JASPER, Tenn. — After complaints by property owners in two areas of Marion County, officials are moving to abandon one road while starting the process to accept another onto the county's road list.

The Marion County Commission voted unanimously last week to start procedures for abandoning Parker Trail Road.

County Mayor David Jackson said the county took over the road sometime in the 1980s, but most of the surrounding owners want that designation removed.

The road is only one-tenth of a mile long, Road Superintendent Neal Webb said, and no one knows why it is on the list at all.

"The highway department has no deed," he said. "We have no paperwork that I've been able to find."

Six people who co-own property surrounding the dead-end road didn't know it was a county road either.

"All six of us want it back private like it's supposed to be," one of the owners told the board. "It's been private for over 100 years, and how it wound up on the county [list], I don't know.
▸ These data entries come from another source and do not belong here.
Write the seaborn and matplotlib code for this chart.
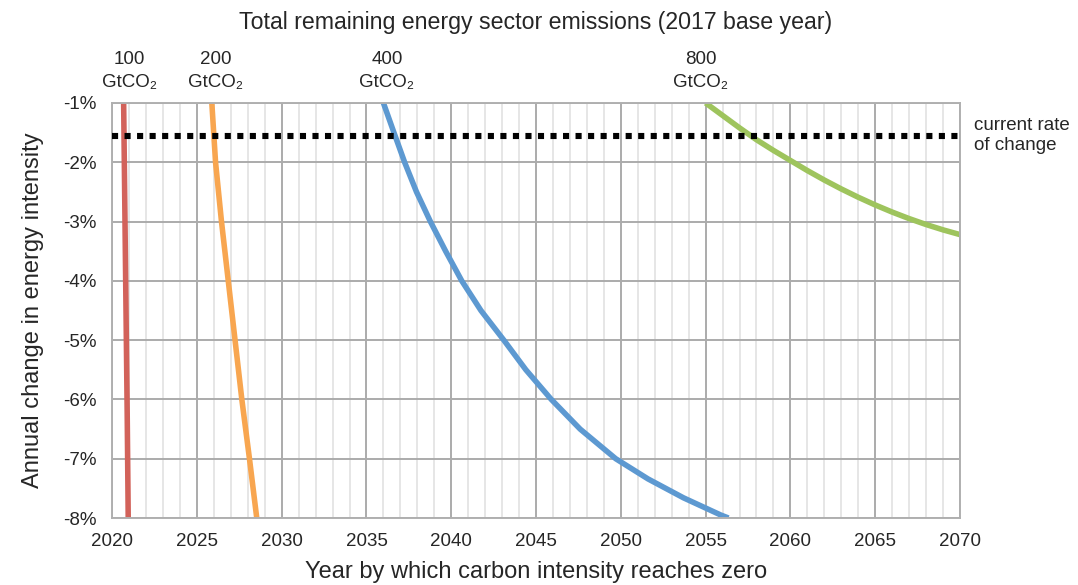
import matplotlib
matplotlib.use("Agg")
import matplotlib.pyplot as plt
from matplotlib.ticker import MultipleLocator, FuncFormatter
import seaborn as sns
import pandas as pd

# data (year, % change per year)
budgets = ["100", "200", "400", "800"]
years_100 = [2020.68, 2020.75, 2020.82, 2020.89, 2020.95]
rate_100 = [-1.0, -2.75, -4.5, -6.25, -8.0]
years_200 = [2025.88, 2026.1, 2026.45, 2026.85, 2027.25, 2027.65, 2028.1, 2028.53]
rate_200 = [-1.0, -2.0, -3.0, -4.0, -5.0, -6.0, -7.0, -8.0]
years_400 = [2036.0, 2036.62, 2037.25, 2037.95, 2038.77, 2039.67, 2040.62, 2041.75,
             2043.1, 2044.4, 2045.9, 2047.6, 2049.7, 2051.6, 2053.7, 2055.9, 2056.35]
rate_400 = [-1.0, -1.5, -2.0, -2.5, -3.0, -3.5, -4.0, -4.5,
            -5.0, -5.5, -6.0, -6.5, -7.0, -7.34, -7.66, -7.95, -8.0]
years_800 = [2055, 2056, 2057, 2058, 2059, 2060, 2061, 2062,
             2063, 2064, 2065, 2066, 2067, 2068, 2069, 2070]
rate_800 = [-1.0, -1.21, -1.42, -1.62, -1.8, -1.97, -2.14, -2.3,
            -2.45, -2.59, -2.72, -2.84, -2.95, -3.05, -3.14, -3.22]
label_years = [2021.0, 2026.1, 2036.2, 2054.7]
current_rate = -1.55

colors = ["#d2625a", "#f8a650", "#5d99d1", "#9ec45d"]

sns.set_style("white")
plt.rcParams["font.family"] = ["Liberation Sans", "DejaVu Sans"]

frames = []
for b, xs, ys in zip(budgets, [years_100, years_200, years_400, years_800],
                     [rate_100, rate_200, rate_400, rate_800]):
    frames.append(pd.DataFrame({"year": xs, "rate": ys, "budget": b}))
df = pd.concat(frames, ignore_index=True)

fig = plt.figure(figsize=(10.78, 5.85), dpi=100)
ax = fig.add_axes([0.104, 0.1145, 0.7865, 0.7095])

ax.xaxis.set_minor_locator(MultipleLocator(1))
ax.grid(True, which="minor", axis="x", color="#e2e2e2", linewidth=1.2, zorder=0)
ax.grid(True, which="major", axis="x", color="#ababab", linewidth=1.4, zorder=0)
ax.grid(True, which="major", axis="y", color="#ababab", linewidth=1.4, zorder=0)
ax.set_axisbelow(True)

sns.lineplot(data=df, x="year", y="rate", hue="budget", palette=colors,
             linewidth=4.0, sort=False, estimator=None, legend=False, ax=ax,
             solid_capstyle="butt", solid_joinstyle="round")

ax.axhline(current_rate, color="black", linewidth=4.4, dashes=(1.0, 1.05),
           dash_capstyle="butt", zorder=3)

ax.set_xlim(2020, 2070)
ax.set_ylim(-8, -1)
ax.xaxis.set_major_locator(MultipleLocator(5))
ax.yaxis.set_major_locator(MultipleLocator(1))
ax.yaxis.set_major_formatter(FuncFormatter(lambda v, p: f"{v:.0f}%"))

for s in ax.spines.values():
    s.set_color("#b0b0b0")
    s.set_linewidth(1.4)

ax.tick_params(axis="both", which="major", direction="out", length=5,
               width=1.2, color="#b0b0b0", labelsize=13.5, pad=6)
ax.tick_params(axis="x", which="minor", length=0)

ax.set_xlabel("Year by which carbon intensity reaches zero", fontsize=17, labelpad=8)
ax.set_ylabel("Annual change in energy intensity", fontsize=17, labelpad=14)

fig.text(0.497, 0.961, "Total remaining energy sector emissions (2017 base year)",
         ha="center", va="center", fontsize=16.7)

for b, lx in zip(budgets, label_years):
    ax.text(lx, 1.03, f"{b}\nGtCO\u2082", transform=ax.get_xaxis_transform(),
            ha="center", va="bottom", fontsize=13.5, linespacing=1.45)

ax.text(1.017, current_rate, "current rate\nof change", transform=ax.get_yaxis_transform(),
        ha="left", va="center", fontsize=13.5, linespacing=1.25)

fig.savefig("out.png", dpi=100)
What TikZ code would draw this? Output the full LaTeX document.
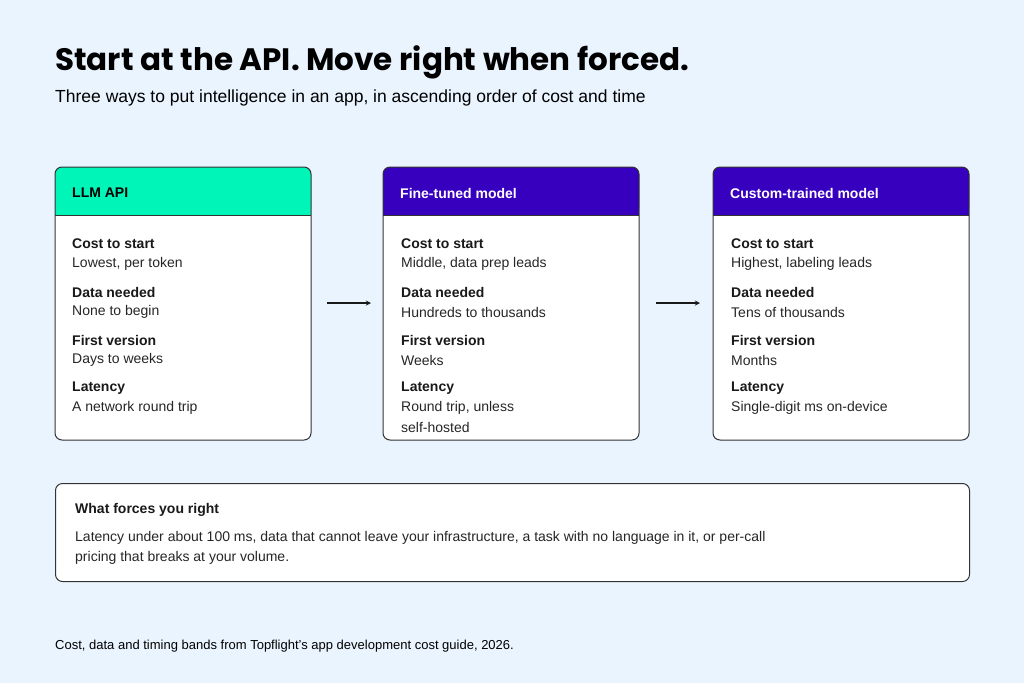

We do know we want it back."

County Attorney Billy Gouger said that "out of an abundance of caution," the board should follow the procedures for abandoning Parker Trail Road precisely.

A third party who has property touching the road will have to be notified, Gouger said, and will have the opportunity to come before the board and fight the action.

"[The board] can still do with it as you choose," Gouger said. "It's your road. You can abandon it if you want to over somebody's objections, but they are entitled to notice because it does affect their property."

Elsewhere in the county, Linda Rozar has been on a quest for more than a year to get the county to repair privately owned parts of Hargiss Cove Road and a bridge leading to an old cemetery there.

Rozar told board members that former county mayor and road superintendent John Graham told her the county built the bridge long ago. When a firetruck damaged the bridge many years ago, she said, the county repaired it.

"We're just sitting here waiting for you all to do the right thing," Rozar told the board.

Webb said in the 1960s and 1970s, counties could repair private roads, especially those leading to cemeteries, but "the state has changed all of these laws."

He said state officials told him "not to touch it." The only legal way is for the county to take over the road and bridge. Every property owner along that road would have to agree to that.

Webb said he will visit the area soon with the paperwork necessary to start the process of adopting the road and bridge.

There is no guarantee, however, the County Commission would vote to accept it to the county road list.